Cisco Systems Inc. today announced a family of data center switches that enable services to be embedded directly into the switching layer, beginning with security services.
Cisco’s Nexus 9300 Series Smart Switches (pictured) combine the company’s Silicon One E100 network processors and programmable data processing units from Advanced Micro Devices Inc. The switch functions as a high-capacity, multifunctional service-hosting device. Cisco said they’re an attempt to simplify data center infrastructure design as organizations increasingly adopt artificial intelligence applications, which may run at the center or edge of the network.
Traditional data center architectures require a specific device for each new service, creating complexity. In addition, security policies must be configured for each new service or workload.
In contrast, the Nexus Smart Switches embed services directly into the data center fabric. They include two processing engines: a Cisco Silicon One network processor for data transfer and a network services sidecar for security processing. Traffic is intelligently steered between the two engines for optimal performance.
“The security services run on top of the DPU, and Silicon One provides smart routing,” said Murali Gandluru, vice president of product management and data center networking at Cisco. “This value proposition is unique because it can intelligently forward traffic that needs to be forwarded and traffic that doesn’t need forwarding goes to DPU.”
Security first
The first embedded service to be offered is Cisco Hypershield, an artificial intelligence-based native security system that embeds protection across applications and servers in both public and private cloud environments.

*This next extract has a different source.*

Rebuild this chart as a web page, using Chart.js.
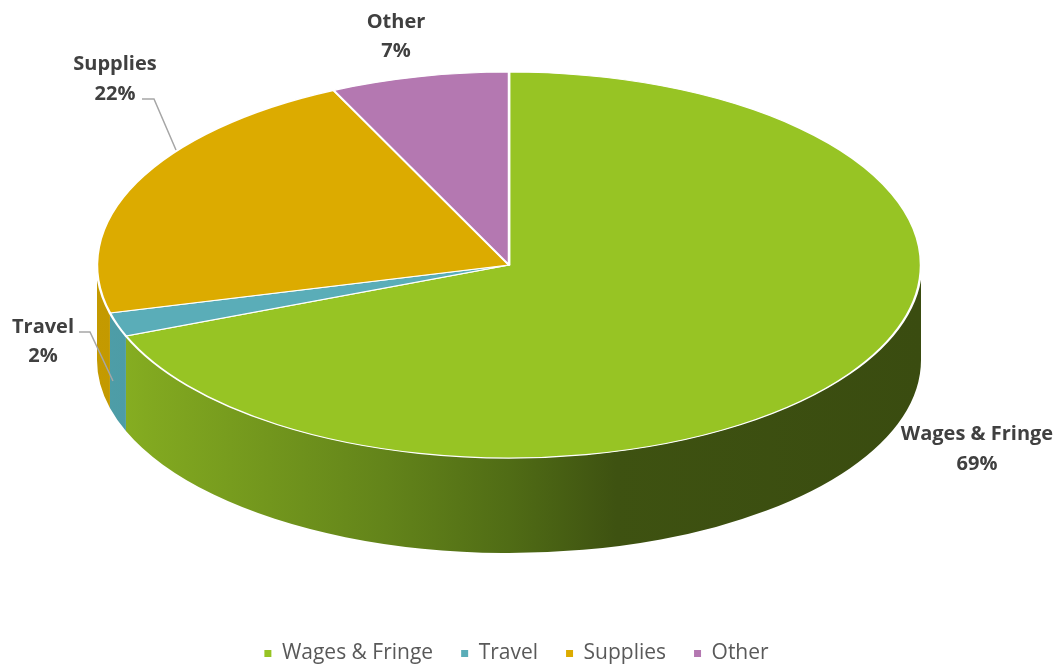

It employs extended Berkeley Packet Filter, a Linux kernel feature that makes it possible to run sandbox programs within the kernel. DPUs provide distributed security, enabling features such as autonomous segmentation, real-time exploit protection and continuous updates.
Hypershield embedded in the switching layer reduces the number of appliances and allows data center operators to create a “micro perimeter” around each service that makes up a workload, Cisco said. Updates can be applied automatically to the right enforcement points and organizations can apply self-qualifying policy updates before deployment. Policies are managed by a Cisco Hybrid Mesh Firewall.
Gandluru described Smart Switch as a “top of rack solution,” with a 1u form factor that sits at the top of the server rack and aggregates all communication traffic going in and out of servers. “You have the ability enable security services seamlessly across that whole data center fabric,” he said. “We announced last year the ability for Hypershield to provide policy in the virtual machine, container and bare metal use cases. Now we’re bringing it into the network to drive simplicity from an architecture perspective, efficiency from power and cooling, total cost of ownership and point-to-point visibility.”
Gandluru said Cisco was sensitive to respect the operations that are typical of an enterprise data center. “The sec ops team gets access to the data processing unit and the ability to turn on security services while the network team manages the lifecycle of the switches, so we are fitting into the existing paradigm that operators have,” he said.
Cisco didn’t say what other services you plan to provide on the switches in the future but Gandluru said network address translation is a natural next step. “These will be network-focused use cases,” he said. “We not going to turn them into [graphic processing unit] processors.”
A 24-port 100 gigabits per second model will be available in the spring with 48-port 25G, six-port 400G and two-port 100G models coming in the summer. Pricing wasn’t disclosed.